Last weekend I visited my mom who is currently cataloguing my late stepfathers firearms collection. I became intrigued by one particular piece and chose it to research. Although my stepdad was meticulous in researching his collection, he had been very ill the last couple of years and we do not know where his more recent write-ups were stored. The one mention of this gun was one line from a 2014 inventory, 1860 Spencer Repeater, 50%. I wish I had had the time to do more online research before having to leave. I have become a bit obsessively curious about Spencers as I have researched them this past week, and I am sorry to say I do not even know if the gun in question was a rifle or a carbine.
That said, there is one thing that we have had no luck at all figuring out. On the top of the shoulder stock (which I now know think? is called the comb), there is a weird not-quite-symmetrical metal plate attached with two nails? pins? I dont really know. My mom sent me the attached photo which is so out of focus that the plate looks smooth, but it actually has engraving.

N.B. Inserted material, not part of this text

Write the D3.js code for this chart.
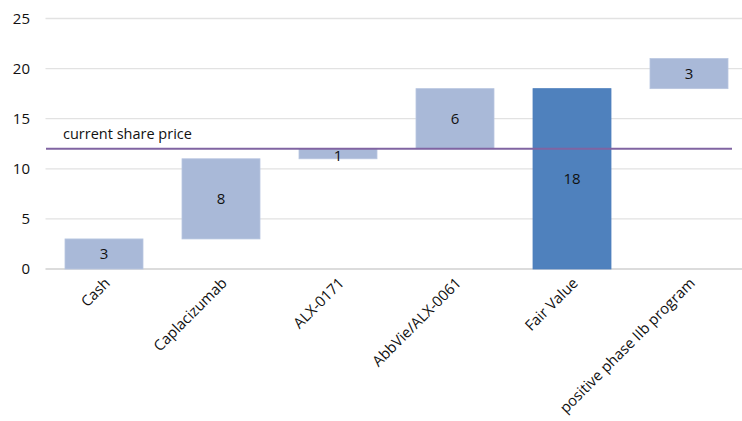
<!DOCTYPE html>
<html>
<head>
<meta charset="utf-8">
<script src="https://cdn.jsdelivr.net/npm/d3@7"></script>
<style>
  body { margin: 0; background: #fff; }
  text { font-family: "Open Sans", "Noto Sans", sans-serif; fill: #111; }
</style>
</head>
<body>
<svg id="chart" width="742" height="421"></svg>
<script>
const categories = ['Cash', 'Caplacizumab', 'ALX-0171', 'AbbVie/ALX-0061', 'Fair Value', 'positive phase IIb program']
const barBase = [0, 3, 11, 12, 0, 18]
const barValue = [3, 8, 1, 6, 18, 3]
const isTotal = [false, false, false, false, true, false]
const yTicks = [0, 5, 10, 15, 20, 25]
const sharePrice = 12
const sharePriceLabel = 'current share price'

const svg = d3.select('#chart')

const x = d3.scaleBand()
  .domain(categories)
  .range([45.5, 747.5])
  .paddingInner(1 / 3)
  .paddingOuter(1 / 6)

const y = d3.scaleLinear()
  .domain([0, 25])
  .range([269, 18.5])

// gridlines
svg.append('g')
  .selectAll('line')
  .data(yTicks)
  .join('line')
  .attr('x1', 45.5)
  .attr('x2', 747.5)
  .attr('y1', d => y(d))
  .attr('y2', d => y(d))
  .attr('stroke', d => d === 0 ? '#d0d0d0' : '#e2e2e2')
  .attr('stroke-width', 1.3)

// y axis labels
svg.append('g')
  .selectAll('text')
  .data(yTicks)
  .join('text')
  .attr('x', 30)
  .attr('y', d => y(d))
  .attr('dy', '0.36em')
  .attr('text-anchor', 'end')
  .attr('font-size', 15)
  .text(d => d)

// bars
svg.append('g')
  .selectAll('rect')
  .data(categories)
  .join('rect')
  .attr('x', d => x(d))
  .attr('width', x.bandwidth())
  .attr('y', (d, i) => y(barBase[i] + barValue[i]))
  .attr('height', (d, i) => y(barBase[i]) - y(barBase[i] + barValue[i]))
  .attr('fill', (d, i) => isTotal[i] ? '#4f81bd' : '#a9b9d8')
  .attr('stroke', (d, i) => isTotal[i] ? '#4f81bd' : '#b8c6e0')
  .attr('stroke-width', 0.8)

// share price line
svg.append('line')
  .attr('x1', 46)
  .attr('x2', 732)
  .attr('y1', y(sharePrice))
  .attr('y2', y(sharePrice))
  .attr('stroke', '#8064a2')
  .attr('stroke-width', 2)

svg.append('text')
  .attr('x', 63)
  .attr('y', y(sharePrice) - 10)
  .attr('font-size', 14.5)
  .text(sharePriceLabel)

// data labels
svg.append('g')
  .selectAll('text')
  .data(categories)
  .join('text')
  .attr('x', d => x(d) + x.bandwidth() / 2)
  .attr('y', (d, i) => y(barBase[i] + barValue[i] / 2))
  .attr('dy', (d, i) => barValue[i] < 2 ? '0.5em' : '0.36em')
  .attr('text-anchor', 'middle')
  .attr('font-size', 15)
  .text((d, i) => barValue[i])

// x labels rotated
svg.append('g')
  .selectAll('text')
  .data(categories)
  .join('text')
  .attr('text-anchor', 'end')
  .attr('font-size', 14.8)
  .attr('transform', d => `translate(${x(d) + x.bandwidth() / 2 + 7}, 284) rotate(-45)`)
  .text(d => d)
</script>
</body>
</html>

Line 1 is unreadable from wear
Line 2 is unreadable because one of the pins goes through it
Line 3 says New York
Underneath these lines of very small print is a larger 4
I know it is pretty impertinent of me to ask for help on the basis of so little hard evidence, but might anyone have any idea at all what this plate could mean?
Edit - for some reason all my apostrophes and quotation marks got weird so I updated to get rid of them.